Lines that hold the word "page" should be located and copied.

####################

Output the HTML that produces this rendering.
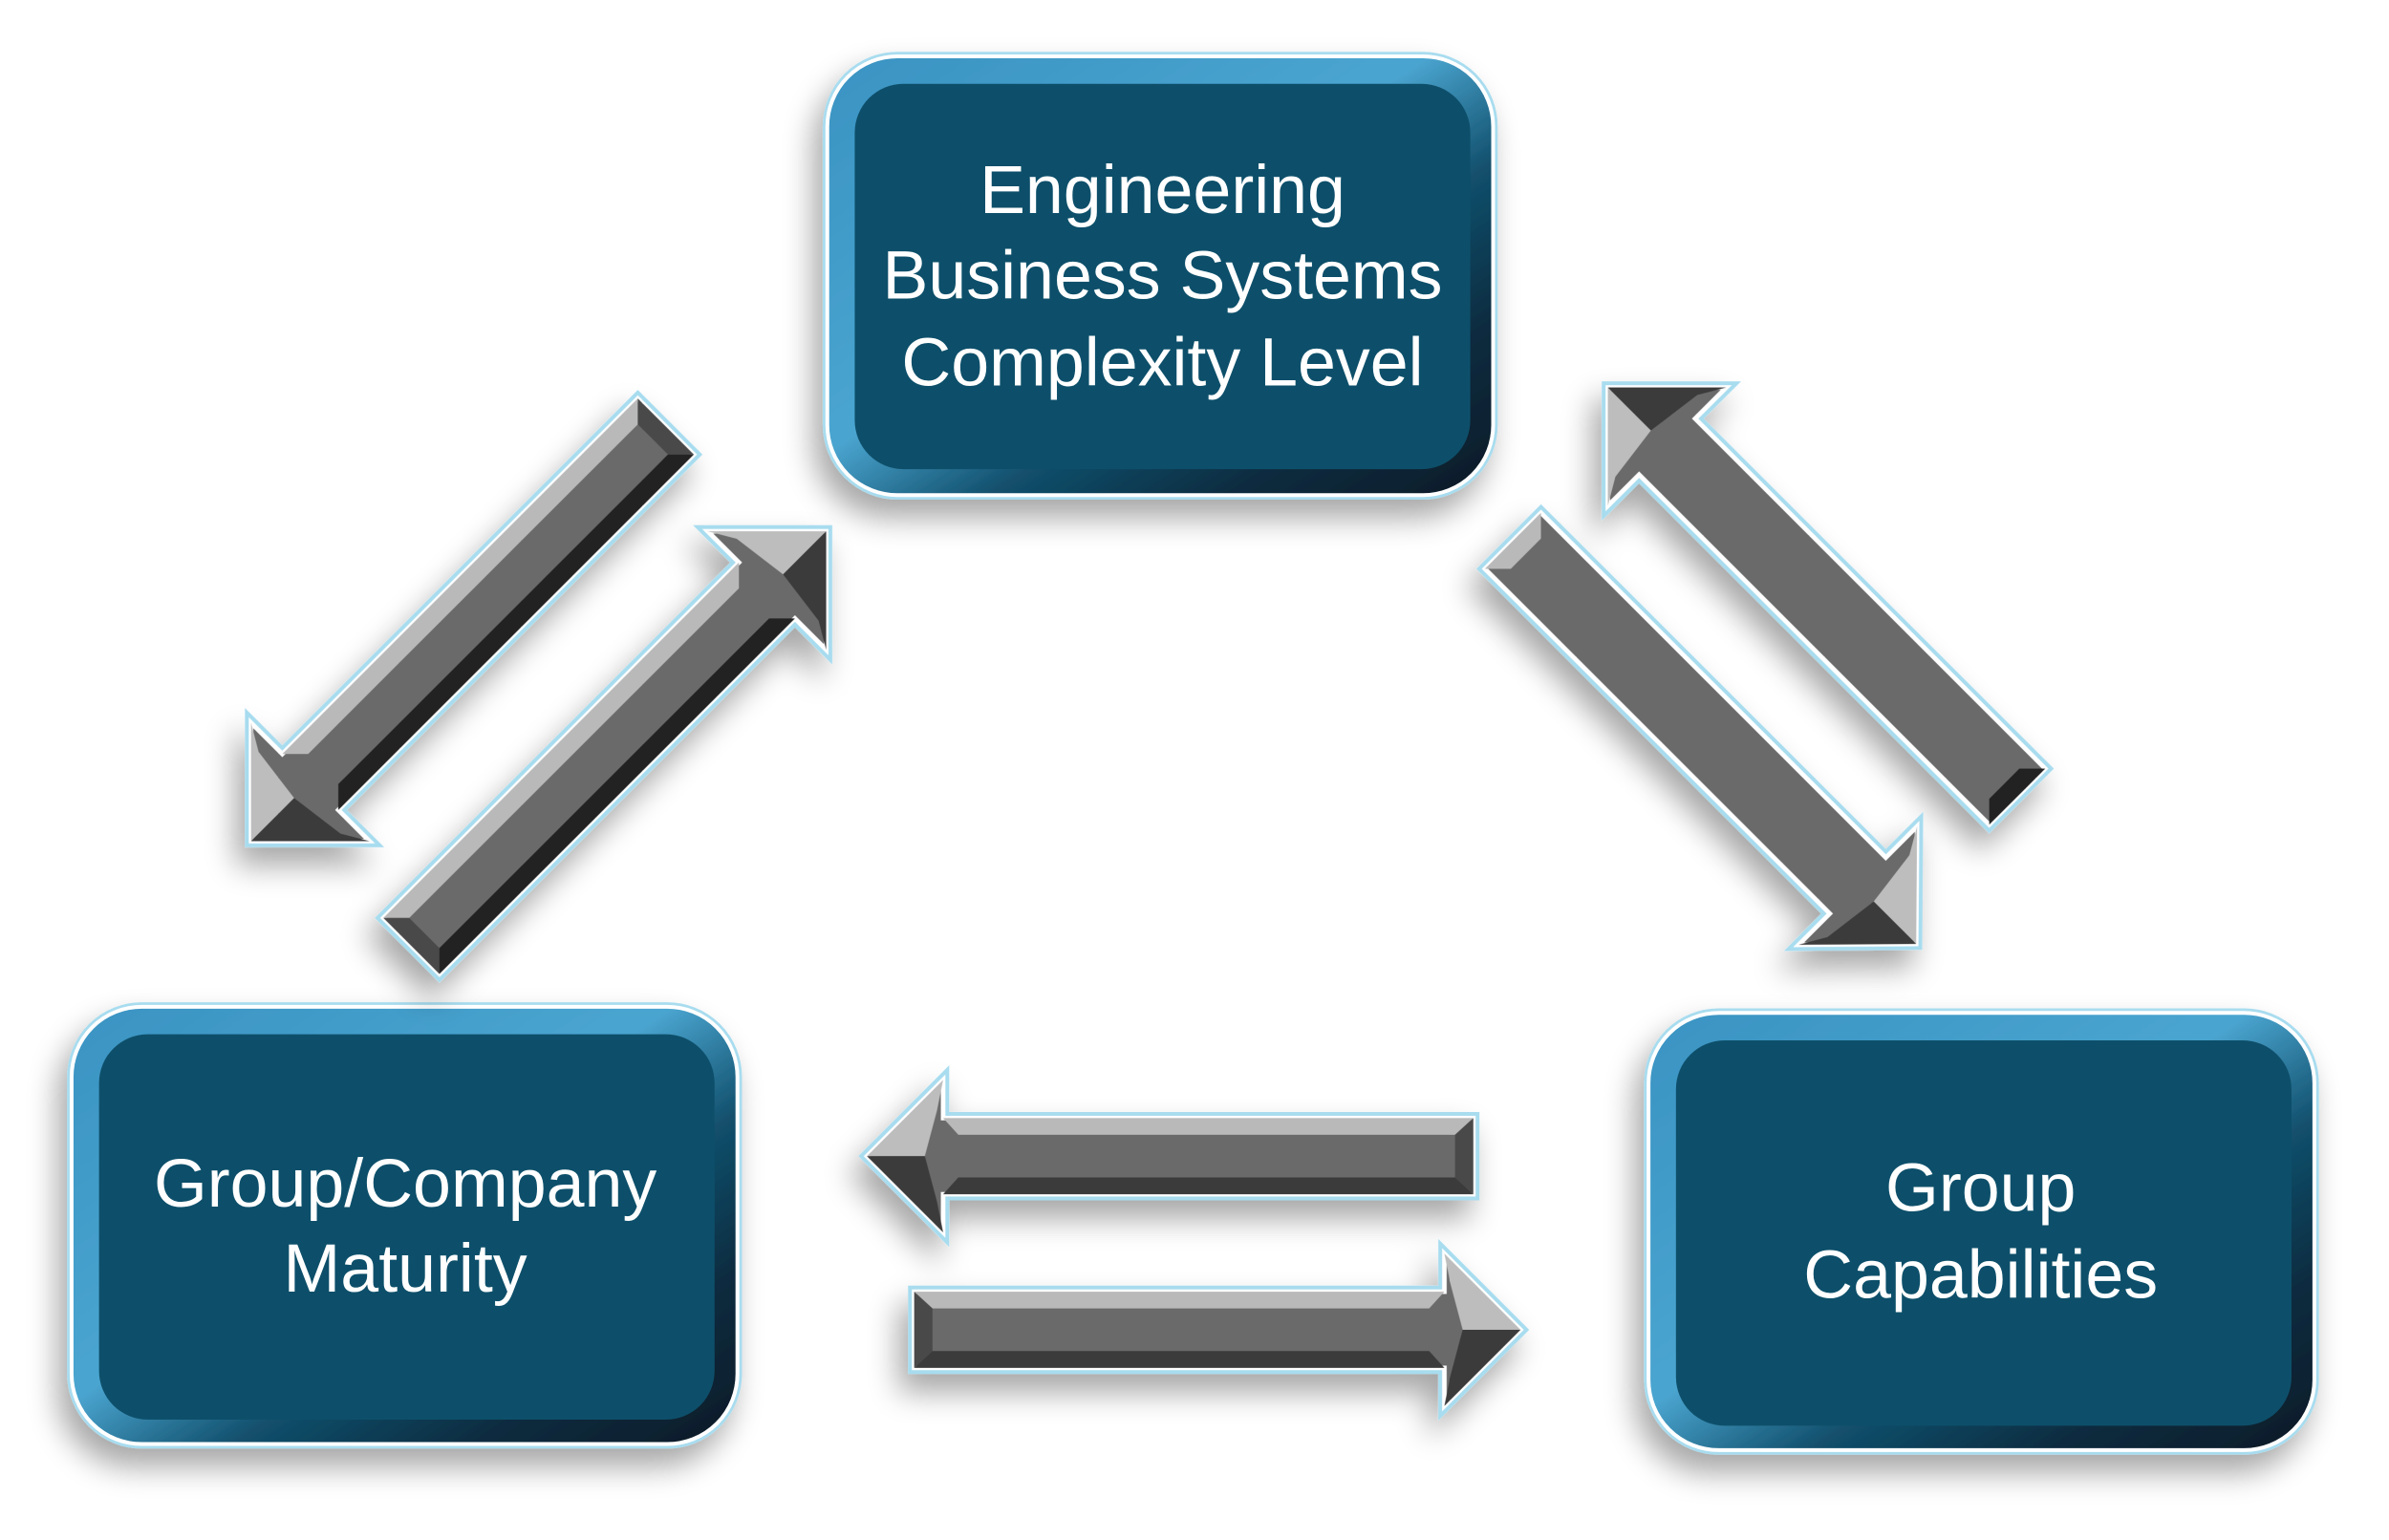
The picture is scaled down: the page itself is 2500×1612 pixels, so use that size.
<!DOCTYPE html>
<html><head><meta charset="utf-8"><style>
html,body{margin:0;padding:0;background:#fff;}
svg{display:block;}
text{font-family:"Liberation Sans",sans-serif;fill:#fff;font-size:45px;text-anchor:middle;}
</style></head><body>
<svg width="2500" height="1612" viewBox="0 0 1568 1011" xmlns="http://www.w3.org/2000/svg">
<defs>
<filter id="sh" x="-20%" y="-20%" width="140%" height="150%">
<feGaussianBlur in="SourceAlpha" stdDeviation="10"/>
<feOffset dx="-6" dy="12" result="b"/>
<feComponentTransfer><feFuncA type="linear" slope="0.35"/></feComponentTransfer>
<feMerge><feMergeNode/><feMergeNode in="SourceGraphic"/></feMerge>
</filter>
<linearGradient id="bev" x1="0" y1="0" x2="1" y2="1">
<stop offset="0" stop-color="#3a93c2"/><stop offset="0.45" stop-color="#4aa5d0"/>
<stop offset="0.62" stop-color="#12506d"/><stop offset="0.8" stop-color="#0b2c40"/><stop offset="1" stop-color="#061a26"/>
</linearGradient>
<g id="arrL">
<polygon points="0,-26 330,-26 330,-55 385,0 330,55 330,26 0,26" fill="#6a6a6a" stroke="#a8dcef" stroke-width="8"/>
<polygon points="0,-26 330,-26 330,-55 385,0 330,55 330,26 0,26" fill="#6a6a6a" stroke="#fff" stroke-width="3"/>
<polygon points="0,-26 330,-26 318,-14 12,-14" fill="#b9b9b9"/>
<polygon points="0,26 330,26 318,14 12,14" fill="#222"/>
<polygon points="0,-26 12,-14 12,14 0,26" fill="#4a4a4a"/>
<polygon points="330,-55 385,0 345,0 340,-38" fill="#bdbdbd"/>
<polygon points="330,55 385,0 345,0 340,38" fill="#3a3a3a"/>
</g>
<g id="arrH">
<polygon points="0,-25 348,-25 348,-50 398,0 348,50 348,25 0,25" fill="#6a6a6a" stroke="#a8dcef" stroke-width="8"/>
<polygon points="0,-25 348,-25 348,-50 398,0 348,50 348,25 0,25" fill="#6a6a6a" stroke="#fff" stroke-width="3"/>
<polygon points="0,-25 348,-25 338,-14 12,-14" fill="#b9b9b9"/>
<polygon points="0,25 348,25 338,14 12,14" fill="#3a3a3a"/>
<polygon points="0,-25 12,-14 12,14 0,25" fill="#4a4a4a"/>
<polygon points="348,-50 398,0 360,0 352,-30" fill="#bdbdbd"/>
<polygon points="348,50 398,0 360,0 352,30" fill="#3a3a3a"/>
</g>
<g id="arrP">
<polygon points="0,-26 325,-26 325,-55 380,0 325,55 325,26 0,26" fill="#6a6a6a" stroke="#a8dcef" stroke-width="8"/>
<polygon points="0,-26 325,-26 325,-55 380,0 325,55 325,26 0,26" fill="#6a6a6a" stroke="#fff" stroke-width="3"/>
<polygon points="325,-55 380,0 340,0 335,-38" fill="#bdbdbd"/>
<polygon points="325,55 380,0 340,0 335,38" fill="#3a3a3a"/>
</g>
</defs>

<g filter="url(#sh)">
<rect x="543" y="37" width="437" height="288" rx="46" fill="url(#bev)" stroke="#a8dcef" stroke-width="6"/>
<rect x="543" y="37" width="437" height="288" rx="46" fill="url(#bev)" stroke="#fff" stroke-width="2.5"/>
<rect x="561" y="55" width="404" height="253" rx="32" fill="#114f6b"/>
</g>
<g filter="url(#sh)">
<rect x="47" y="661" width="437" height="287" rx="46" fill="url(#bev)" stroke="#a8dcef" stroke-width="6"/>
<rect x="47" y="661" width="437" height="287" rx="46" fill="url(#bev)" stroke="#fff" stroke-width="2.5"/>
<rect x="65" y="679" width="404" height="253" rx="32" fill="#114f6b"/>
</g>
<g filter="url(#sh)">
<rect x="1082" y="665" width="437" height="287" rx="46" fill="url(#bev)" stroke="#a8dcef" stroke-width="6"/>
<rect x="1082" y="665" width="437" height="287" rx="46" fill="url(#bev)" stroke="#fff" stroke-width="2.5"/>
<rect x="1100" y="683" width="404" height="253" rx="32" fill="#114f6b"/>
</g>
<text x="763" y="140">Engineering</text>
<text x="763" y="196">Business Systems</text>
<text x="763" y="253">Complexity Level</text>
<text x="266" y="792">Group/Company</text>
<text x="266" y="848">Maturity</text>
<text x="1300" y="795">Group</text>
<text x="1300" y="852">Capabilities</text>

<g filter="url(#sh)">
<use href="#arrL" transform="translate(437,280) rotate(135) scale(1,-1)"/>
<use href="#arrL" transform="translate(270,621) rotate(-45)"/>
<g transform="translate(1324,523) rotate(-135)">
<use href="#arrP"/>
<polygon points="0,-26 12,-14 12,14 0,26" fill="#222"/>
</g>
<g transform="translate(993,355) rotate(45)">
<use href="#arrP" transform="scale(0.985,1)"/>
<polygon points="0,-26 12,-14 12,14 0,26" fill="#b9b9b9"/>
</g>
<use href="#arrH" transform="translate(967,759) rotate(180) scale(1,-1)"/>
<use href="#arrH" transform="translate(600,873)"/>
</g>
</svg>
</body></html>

####################

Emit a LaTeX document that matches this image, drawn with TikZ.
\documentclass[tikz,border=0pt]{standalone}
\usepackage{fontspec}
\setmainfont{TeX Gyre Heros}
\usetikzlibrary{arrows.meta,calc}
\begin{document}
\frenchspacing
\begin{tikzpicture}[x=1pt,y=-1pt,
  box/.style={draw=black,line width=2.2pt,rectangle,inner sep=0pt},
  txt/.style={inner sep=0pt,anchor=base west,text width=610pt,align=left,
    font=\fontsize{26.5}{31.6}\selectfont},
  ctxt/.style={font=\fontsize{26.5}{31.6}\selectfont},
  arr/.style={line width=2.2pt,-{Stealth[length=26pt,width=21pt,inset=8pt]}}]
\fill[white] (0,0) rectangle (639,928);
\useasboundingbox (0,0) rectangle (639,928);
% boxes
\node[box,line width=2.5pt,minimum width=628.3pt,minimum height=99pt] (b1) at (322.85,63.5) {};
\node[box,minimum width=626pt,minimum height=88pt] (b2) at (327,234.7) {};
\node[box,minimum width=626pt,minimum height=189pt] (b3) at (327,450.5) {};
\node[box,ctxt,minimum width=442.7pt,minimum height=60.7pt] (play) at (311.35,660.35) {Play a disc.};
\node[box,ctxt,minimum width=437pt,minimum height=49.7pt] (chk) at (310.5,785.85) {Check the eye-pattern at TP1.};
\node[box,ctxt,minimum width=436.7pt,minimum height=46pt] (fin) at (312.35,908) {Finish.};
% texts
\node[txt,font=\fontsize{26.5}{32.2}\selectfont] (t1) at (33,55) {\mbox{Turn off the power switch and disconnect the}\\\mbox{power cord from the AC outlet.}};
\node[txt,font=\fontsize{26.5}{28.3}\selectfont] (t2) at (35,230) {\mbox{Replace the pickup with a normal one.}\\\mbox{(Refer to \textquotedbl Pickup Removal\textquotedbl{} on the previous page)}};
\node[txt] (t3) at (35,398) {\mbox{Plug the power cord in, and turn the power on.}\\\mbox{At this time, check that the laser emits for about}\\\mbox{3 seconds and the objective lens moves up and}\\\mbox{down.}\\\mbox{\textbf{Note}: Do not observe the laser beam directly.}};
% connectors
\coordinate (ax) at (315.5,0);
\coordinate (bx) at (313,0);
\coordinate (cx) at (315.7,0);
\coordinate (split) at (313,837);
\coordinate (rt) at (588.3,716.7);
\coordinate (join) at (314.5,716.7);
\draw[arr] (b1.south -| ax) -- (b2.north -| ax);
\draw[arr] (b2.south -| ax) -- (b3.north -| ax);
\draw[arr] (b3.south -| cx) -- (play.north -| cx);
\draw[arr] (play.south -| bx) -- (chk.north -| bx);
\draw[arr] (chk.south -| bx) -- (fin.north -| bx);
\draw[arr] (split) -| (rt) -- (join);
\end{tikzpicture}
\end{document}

####################

_Solution for this task:_
The picture is scaled down: the page itself is 2500×1612 pixels, so use that size.
\node[txt,font=\fontsize{26.5}{28.3}\selectfont] (t2) at (35,230) {\mbox{Replace the pickup with a normal one.}\\\mbox{(Refer to \textquotedbl Pickup Removal\textquotedbl{} on the previous page)}};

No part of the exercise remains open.